Lear Enters Life After Bankruptcy

While the business bankruptcy boom claimed thousands of major corporations, many are now preparing to exit the lengthy process and resume work fully.

Lear Corp., a company that manufactures seats and electronics for automobiles, filed for Chapter 11 bankruptcy four months ago, reports the Wall Street Journal. Now the company may soon emerge from bankruptcy protection in a better position to thrive.

The company is among 50 other auto suppliers who decided to file for bankruptcy this year. Most were able to reorganize and avoid liquidation and full shut down.

Lear Corp’s chief executive, Bob Rossiter, arranged deals with lenders and creditors to fund a $500 million debtor in possession facility, a move not uncommon for companies in Chapter 11 bankruptcy.

These deals allowed the company to maintain the operations and provided the opportunity to continue business during the bankruptcy reorganization. The creditors received new equity in exchange for the deal.

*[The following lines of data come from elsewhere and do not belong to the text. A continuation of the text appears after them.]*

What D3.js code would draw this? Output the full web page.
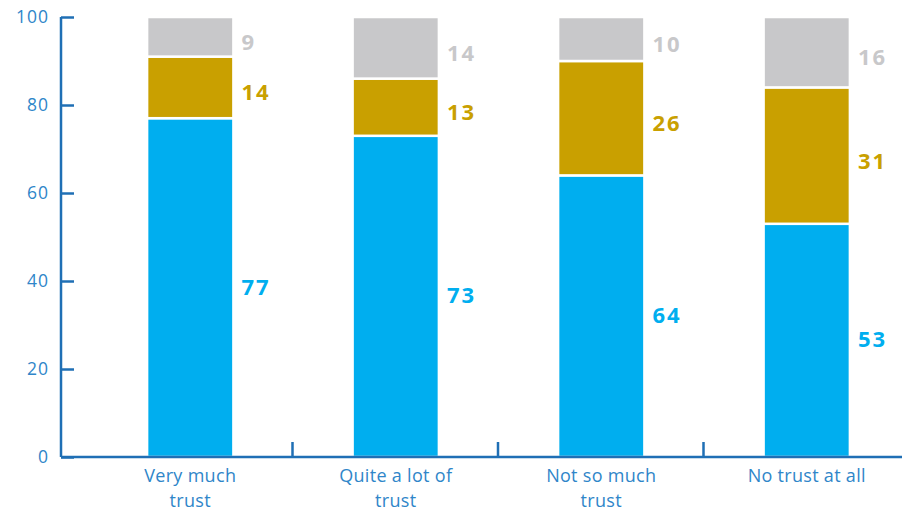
<!DOCTYPE html>
<html>
<head>
<meta charset="utf-8">
<script src="https://cdn.jsdelivr.net/npm/d3@7"></script>
<style>
  html, body { margin: 0; padding: 0; background: #ffffff; }
  svg { display: block; }
</style>
</head>
<body>
<svg id="chart" width="902" height="513"></svg>
<script>
// Trust categories and the stacked shares (percent) for each one
const categories = [["Very much", "trust"], ["Quite a lot of", "trust"], ["Not so much", "trust"], ["No trust at all"]];
const categoryKeys = ["Very much trust", "Quite a lot of trust", "Not so much trust", "No trust at all"];
const seriesBlue = [77, 73, 64, 53];
const seriesGold = [14, 13, 26, 31];
const seriesGrey = [9, 14, 10, 16];
const yTicks = [0, 20, 40, 60, 80, 100];

const seriesDefs = [
  { key: "blue", values: seriesBlue, fill: "#00aeef", label: "#00aeef" },
  { key: "gold", values: seriesGold, fill: "#c9a000", label: "#c9a000" },
  { key: "grey", values: seriesGrey, fill: "#c8c8ca", label: "#c8c8ca" }
];

const svg = d3.select("#chart");
const axisColor = "#1f6fb5";
const textColor = "#2f86c9";

const y = d3.scaleLinear().domain([0, 100]).range([457, 17]);
const x = d3.scaleBand().domain(categoryKeys).range([87.5, 909.5]).paddingInner(0.58).paddingOuter(0.29);

// Stack the three series per category
const rows = categoryKeys.map((k, i) => ({ cat: k, blue: seriesBlue[i], gold: seriesGold[i], grey: seriesGrey[i] }));
const stacked = d3.stack().keys(seriesDefs.map(d => d.key))(rows);

const fillOf = Object.fromEntries(seriesDefs.map(d => [d.key, d.fill]));
const labelOf = Object.fromEntries(seriesDefs.map(d => [d.key, d.label]));

const layers = svg.append("g").selectAll("g").data(stacked).join("g")
  .attr("fill", d => fillOf[d.key]);

layers.selectAll("rect").data(d => d.map(s => ({ s, key: d.key })))
  .join("rect")
  .attr("x", d => x(d.s.data.cat))
  .attr("width", x.bandwidth())
  .attr("y", d => y(d.s[1]))
  .attr("height", d => y(d.s[0]) - y(d.s[1]))
  .attr("stroke", "#ffffff")
  .attr("stroke-width", 2.5);

// Value labels to the right of each segment
layers.selectAll("text").data(d => d.map(s => ({ s, key: d.key })))
  .join("text")
  .attr("x", d => x(d.s.data.cat) + x.bandwidth() + 8)
  .attr("y", d => y((d.s[0] + d.s[1]) / 2) + (d.key === "blue" ? -2 : 4))
  .attr("dominant-baseline", "central")
  .attr("fill", d => labelOf[d.key])
  .style("font-family", "'Open Sans', sans-serif")
  .style("font-weight", "700")
  .style("font-size", "22px")
  .style("letter-spacing", "2px")
  .text(d => d.s[1] - d.s[0]);

// Y axis with inward ticks
const yAxis = svg.append("g").attr("transform", "translate(61,0)")
  .call(d3.axisRight(y).tickValues(yTicks).tickSize(13).tickFormat(d3.format("d")));
yAxis.select(".domain").attr("stroke", axisColor).attr("stroke-width", 2.5).attr("d", `M0,${y(100)}H0V${y(0)}`);
yAxis.selectAll(".tick line").attr("stroke", axisColor).attr("stroke-width", 2.5);
yAxis.selectAll(".tick text").attr("x", -12).attr("text-anchor", "end")
  .attr("fill", textColor)
  .style("font-family", "'Open Sans', sans-serif")
  .style("font-size", "17.5px")
  .style("letter-spacing", "1px");

// X axis baseline with category dividers
const xAxis = svg.append("g");
xAxis.append("line").attr("x1", 61).attr("x2", 902).attr("y1", y(0)).attr("y2", y(0))
  .attr("stroke", axisColor).attr("stroke-width", 2.5);
const step = x.step();
xAxis.selectAll("line.div").data(categoryKeys.slice(1)).join("line")
  .attr("class", "div")
  .attr("x1", d => x(d) - x.paddingInner() * step / 2 - 0.5)
  .attr("x2", d => x(d) - x.paddingInner() * step / 2 - 0.5)
  .attr("y1", y(0)).attr("y2", y(0) - 15)
  .attr("stroke", axisColor).attr("stroke-width", 2.5);

// Category labels
const catText = xAxis.selectAll("text.cat").data(categoryKeys).join("text")
  .attr("class", "cat")
  .attr("x", d => x(d) + x.bandwidth() / 2)
  .attr("y", 482)
  .attr("text-anchor", "middle")
  .attr("fill", textColor)
  .style("font-family", "'Open Sans', sans-serif")
  .style("font-size", "18px")
  .style("letter-spacing", "0.3px");
catText.each(function(d, i) {
  const t = d3.select(this);
  categories[i].forEach((line, j) => {
    t.append("tspan").attr("x", x(d) + x.bandwidth() / 2).attr("dy", j === 0 ? 0 : 24.5).text(line);
  });
});
</script>
</body>
</html>
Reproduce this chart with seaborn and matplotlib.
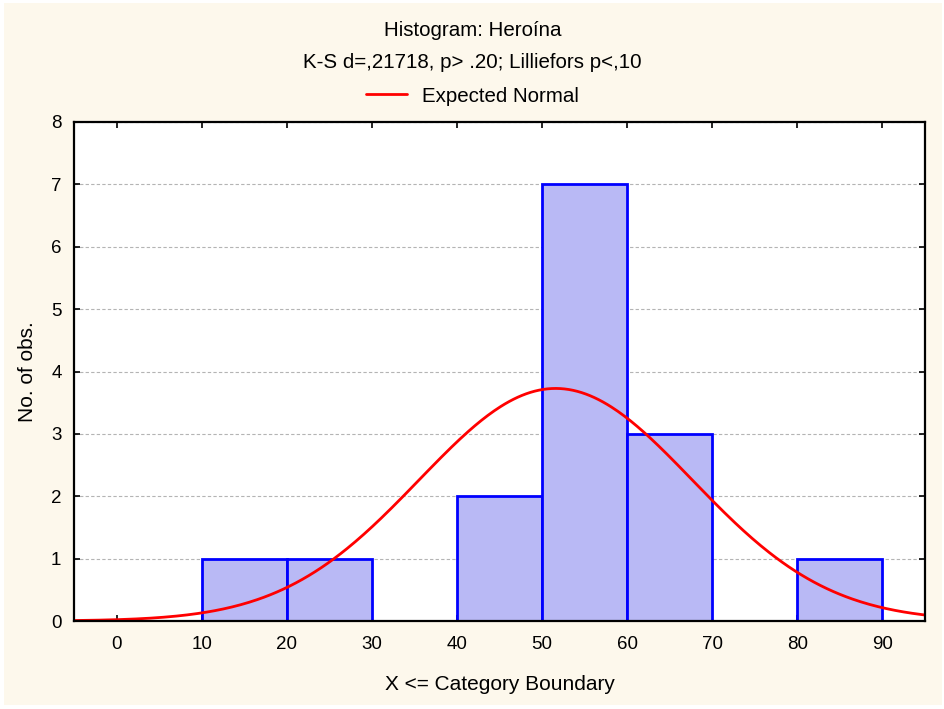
import numpy as np
import pandas as pd
import matplotlib

matplotlib.use("Agg")
import matplotlib.pyplot as plt
from matplotlib.patches import Rectangle
import seaborn as sns

# ---------------------------------------------------------------
# Data
# ---------------------------------------------------------------
bin_edges = [0, 10, 20, 30, 40, 50, 60, 70, 80, 90]
bin_counts = [0, 1, 1, 0, 2, 7, 3, 0, 1]

# expected-normal overlay parameters (fitted to the binned data)
norm_mean = 51.6
norm_sd = 16.05
n_obs = sum(bin_counts)
bin_width = 10

x_ticks = [0, 10, 20, 30, 40, 50, 60, 70, 80, 90]
y_ticks = [0, 1, 2, 3, 4, 5, 6, 7, 8]

title = "Histogram: Heroína"
subtitle = "K-S d=,21718, p> .20; Lilliefors p<,10"
legend_label = "Expected Normal"
x_label = "X <= Category Boundary"
y_label = "No. of obs."

# ---------------------------------------------------------------
# Build frames
# ---------------------------------------------------------------
centers = [e + bin_width / 2 for e in bin_edges[:-1]]
hist_df = pd.DataFrame({"x": centers, "count": bin_counts})

xs = np.linspace(-5, 95, 400)
pdf = np.exp(-0.5 * ((xs - norm_mean) / norm_sd) ** 2) / (norm_sd * np.sqrt(2 * np.pi))
curve_df = pd.DataFrame({"x": xs, "y": n_obs * bin_width * pdf})

# ---------------------------------------------------------------
# Plot
# ---------------------------------------------------------------
sns.set_theme(style="white")
plt.rcParams["font.family"] = ["Liberation Sans", "DejaVu Sans"]
plt.rcParams.update({
    "text.color": "black",
    "axes.labelcolor": "black",
    "xtick.color": "black",
    "ytick.color": "black",
})

fig = plt.figure(figsize=(9.45, 7.09), dpi=100, facecolor="white")
fig.patches.append(Rectangle((4 / 945, 4 / 709), 938 / 945, 702 / 709,
                             transform=fig.transFigure, facecolor="#fdf8ec",
                             edgecolor="none", zorder=-10))
ax = fig.add_axes([74 / 945, 1 - 621 / 709, 851 / 945, 499 / 709])
ax.set_facecolor("white")

sns.histplot(data=hist_df, x="x", weights="count", bins=bin_edges,
             color="#b9b9f5", edgecolor="#0000ff", linewidth=2,
             alpha=1, ax=ax, zorder=2)
sns.lineplot(data=curve_df, x="x", y="y", color="#ff0000", linewidth=2,
             ax=ax, zorder=3, label=legend_label)

ax.set_xlim(-5, 95)
ax.set_ylim(0, 8)
ax.set_xticks(x_ticks)
ax.set_yticks(y_ticks)
ax.yaxis.grid(True, color="#b4b4b4", linestyle=(0, (3, 2)), linewidth=0.8, zorder=0)
ax.set_axisbelow(True)

ax.tick_params(direction="in", length=4, width=1.2, colors="black",
               top=True, right=True, bottom=True, left=True, labelsize=13.5)
ax.tick_params(axis="x", pad=11)
ax.tick_params(axis="y", pad=9)
for sp in ax.spines.values():
    sp.set_color("black")
    sp.set_linewidth(1.6)
    sp.set_zorder(5)

ax.set_xlabel(x_label, fontsize=15, labelpad=16)
ax.set_ylabel(y_label, fontsize=15, labelpad=10)

fig.text(0.5, 1 - 31 / 709, title, ha="center", va="center", fontsize=14.8)
fig.text(0.5, 1 - 63 / 709, subtitle, ha="center", va="center", fontsize=14.8)

handles, labels = ax.get_legend_handles_labels()
ax.get_legend().remove()
fig.legend(handles, labels, loc="center", bbox_to_anchor=(0.5, 1 - 96 / 709),
           frameon=False, fontsize=14.8, handlelength=2.0, handletextpad=0.7,
           labelcolor="black")

fig.savefig("out.png", dpi=100, facecolor=fig.get_facecolor())
plt.close(fig)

Rossiter has been chief executive since 2003 and has attempted to cut costs while running the company. He moved operations for the company to lower cost markets in an effort to keep expenses down and win business in markets outside the U.S  – including Europe and Asia.

The company also reorganized supply and labor contracts to cut down on costs.

Rossiter’s main concern with Lear Corp. is their dependence on auto makers. The US auto industry has had a tumultuous year, and many car makers asked their suppliers to reduce prices, cut down on costs and incur debt to win valuable contracts.

Even with the company’s attempt to cut costs, they decided to file for Chapter 11 because of all debt obtained thus far.

Analysts believe the Chapter 11 bankruptcy will lower interest rates for Lear Corp. and help drive profits. Lawrence Orlowski, S&P’s (Standard and Poor) credit analyst said: “The new company will reduce its debt by 75 percent.”

Lear Corp. said its stock should be back up and trading in the New York Stock Exchange after they exit bankruptcy court. The equity is now owned by the creditors who supplied the monies for the Chapter 11 bankruptcy protection.

The equity is expected to be worth about $1.9 billion after the company gets out of bankruptcy protections.

Rossiter stated, “We think we fixed the business and we’re going to come out with investment-grade metrics.”

A Chapter 7 bankrutpcy would mean an end to the company, but a Chapter 11 business filing with a quick turnaround for bankruptcy protection may prove beneficial to their operations.